The writers killed off Big and that is depressing
As we age, we suffer loss. It’s a fact of life. Yes, it’s depressing, but the killing off of Big was a plot choice that forces Carrie to evolve and, frankly, makes this series more interesting and compelling to watch. Mostly, I feel sorry for Peloton stockholders.
The show is no longer fun
Grow up.
The new and diverse cast is a welcome change, but these new characters feel underdeveloped.
The addition of the new women adds diversity to a cast that is both welcome and realistic. The original “clique” has evolved and grown with their careers and families. Of course, they have met new people and developed new relationships in a major city both through work and through their children.

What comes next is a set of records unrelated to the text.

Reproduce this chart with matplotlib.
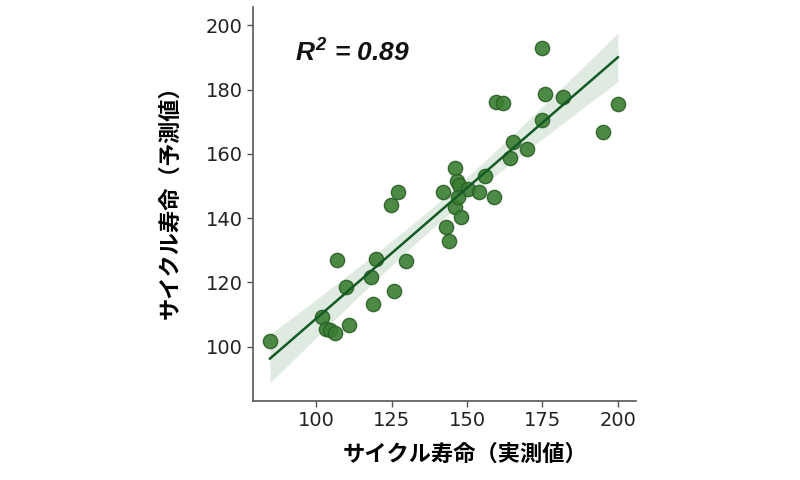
import numpy as np
import matplotlib
matplotlib.use("Agg")
import matplotlib.pyplot as plt

# measured (x) vs predicted (y) cycle life
measured = [84.7, 101.8, 103.2, 104.5, 106.1, 110.8, 106.8, 109.9, 118.8, 118.2,
            119.9, 125.7, 129.8, 124.9, 127.1, 142.0, 142.9, 144.0, 145.9, 148.1,
            145.9, 146.8, 147.3, 150.3, 147.0, 153.9, 159.1, 155.8, 164.1, 165.1,
            169.9, 159.7, 161.9, 174.8, 175.7, 181.8, 174.9, 195.0, 200.0]
predicted = [101.9, 109.3, 105.5, 105.1, 104.4, 106.9, 126.9, 118.7, 113.4, 121.6,
             127.4, 117.2, 126.6, 144.0, 148.1, 148.0, 137.4, 133.0, 143.6, 140.3,
             155.6, 151.6, 150.3, 149.1, 146.5, 148.0, 146.7, 153.1, 158.7, 163.6,
             161.5, 176.0, 175.7, 170.5, 178.7, 177.7, 192.9, 166.8, 175.5]
xticks = [100, 125, 150, 175, 200]
yticks = [100, 120, 140, 160, 180, 200]
r2_text = "0.89"
xlabel = "サイクル寿命（実測値）"
ylabel = "サイクル寿命（予測値）"

x = np.array(measured)
y = np.array(predicted)

# linear fit and analytic 95% confidence band of the mean
b, a = np.polyfit(x, y, 1)
n = len(x)
xs = np.linspace(x.min(), x.max(), 200)
ys = a + b * xs
resid = y - (a + b * x)
s = np.sqrt(np.sum(resid ** 2) / (n - 2))
sxx = np.sum((x - x.mean()) ** 2)
t = 2.026
se = s * np.sqrt(1.0 / n + (xs - x.mean()) ** 2 / sxx)
lo, hi = ys - t * se, ys + t * se

plt.rcParams['mathtext.fontset'] = 'custom'
plt.rcParams['mathtext.it'] = 'Liberation Sans:italic:bold'
plt.rcParams['mathtext.rm'] = 'Liberation Sans:italic:bold'

fig = plt.figure(figsize=(8, 4.8), dpi=100)
ax = fig.add_axes([0.316, 0.165, 0.479, 0.82])

ax.fill_between(xs, lo, hi, color='#2e7d32', alpha=0.15, linewidth=0, zorder=1)
ax.scatter(x, y, s=105, facecolor='#3a7d32', edgecolor='#2a5e25', linewidth=1.0,
           alpha=0.9, zorder=3)
ax.plot(xs, ys, color='#145a24', linewidth=1.8, zorder=4)

ax.set_xlim(79, 206)
ax.set_ylim(83.2, 205.6)
ax.set_xticks(xticks)
ax.set_yticks(yticks)
ax.tick_params(labelsize=14, colors='#222222', length=4, width=1, color='#555555')
for side in ['top', 'right']:
    ax.spines[side].set_visible(False)
for side in ['left', 'bottom']:
    ax.spines[side].set_color('#555555')
    ax.spines[side].set_linewidth(1.2)

ax.set_xlabel(xlabel, fontsize=16, fontweight='bold',
              family=['Noto Sans CJK JP', 'DejaVu Sans'])
ax.set_ylabel(ylabel, fontsize=16, fontweight='bold',
              family=['Noto Sans CJK JP', 'DejaVu Sans'])
ax.xaxis.set_label_coords(0.553, -0.137)
ax.xaxis.label.set_va('center')
ax.yaxis.set_label_coords(-0.217, 0.519)
ax.yaxis.label.set_va('center')

ax.text(0.11, 0.863, r'$R^{2}$ = ' + r2_text, transform=ax.transAxes,
        fontsize=19, fontweight='bold', fontstyle='italic',
        family='Liberation Sans', ha='left', va='baseline', color='#111111')

fig.savefig('out.png', dpi=100)
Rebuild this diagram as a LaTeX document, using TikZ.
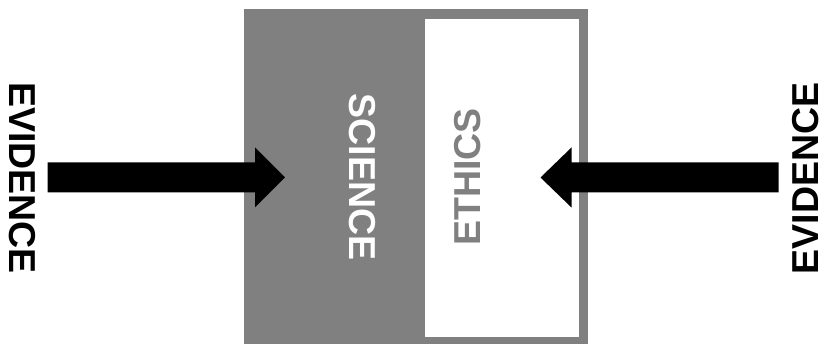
\documentclass[tikz,border=0pt]{standalone}
\usepackage{fontspec}
\setmainfont{Liberation Sans}
\usetikzlibrary{calc}
\begin{document}
\begin{tikzpicture}[x=1pt,y=-1pt,
  lbl/.style={font=\bfseries\fontsize{37.5}{40}\selectfont, inner sep=0pt, anchor=center},
  fatarrow/.style={fill=black, draw=none}]
\definecolor{boxgray}{RGB}{128,128,128}
\useasboundingbox (0,0) rectangle (823,344);
% boxes
\fill[boxgray] (243.5,9.5) rectangle (588,344);
\fill[white] (425,19.5) rectangle (579,337.5);
% labels
\node[lbl, rotate=-90, text=black] (evl) at (22.5,178) {EVIDENCE};
\node[lbl, rotate=90, text=black] (evr) at (805.5,178.5) {EVIDENCE};
\node[lbl, rotate=-90, text=white] (sci) at (362,177) {SCIENCE};
\node[lbl, rotate=90, text=boxgray] (eth) at (468,177) {ETHICS};
% arrow anchors
\coordinate (la) at (47.5,177.5);
\coordinate (lt) at (285,177.5);
\coordinate (ra) at (778.5,177.5);
\coordinate (rt) at (540.5,177.5);
% left arrow
\fill[fatarrow] ($(la)+(0,-15)$) -- ($(lt)+(-30,-15)$) -- ($(lt)+(-30,-30)$) -- (lt)
  -- ($(lt)+(-30,30)$) -- ($(lt)+(-30,15)$) -- ($(la)+(0,15)$) -- cycle;
% right arrow
\fill[fatarrow] ($(ra)+(0,-15)$) -- ($(rt)+(31,-15)$) -- ($(rt)+(31,-30)$) -- (rt)
  -- ($(rt)+(31,30)$) -- ($(rt)+(31,15)$) -- ($(ra)+(0,15)$) -- cycle;
\end{tikzpicture}
\end{document}
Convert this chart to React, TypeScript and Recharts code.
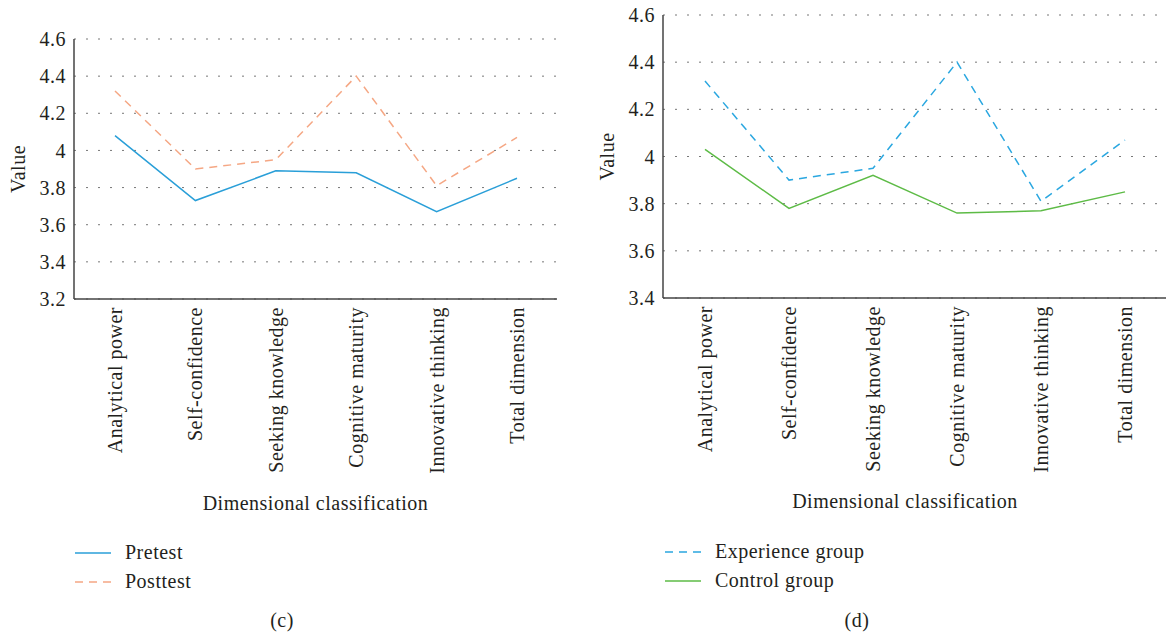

I, for one, am most excited to meet these new women (we haven’t had the chance to get to know them yet, but I know we will) and watch as my old friends, grow as women and friends.
It feels like it was only yesterday that I first met Carrie, Miranda, Charlotte and Samantha and fell in love with the fresh, new and decadent series Sex In the City, but it was over twenty years ago. Last week, I turned 55. And just like that, I get to experience my favorite characters now in their fifties too, as they navigate the world, their city and friendships with all of the changes, challenges and heartbreaks that are inevitable at our age.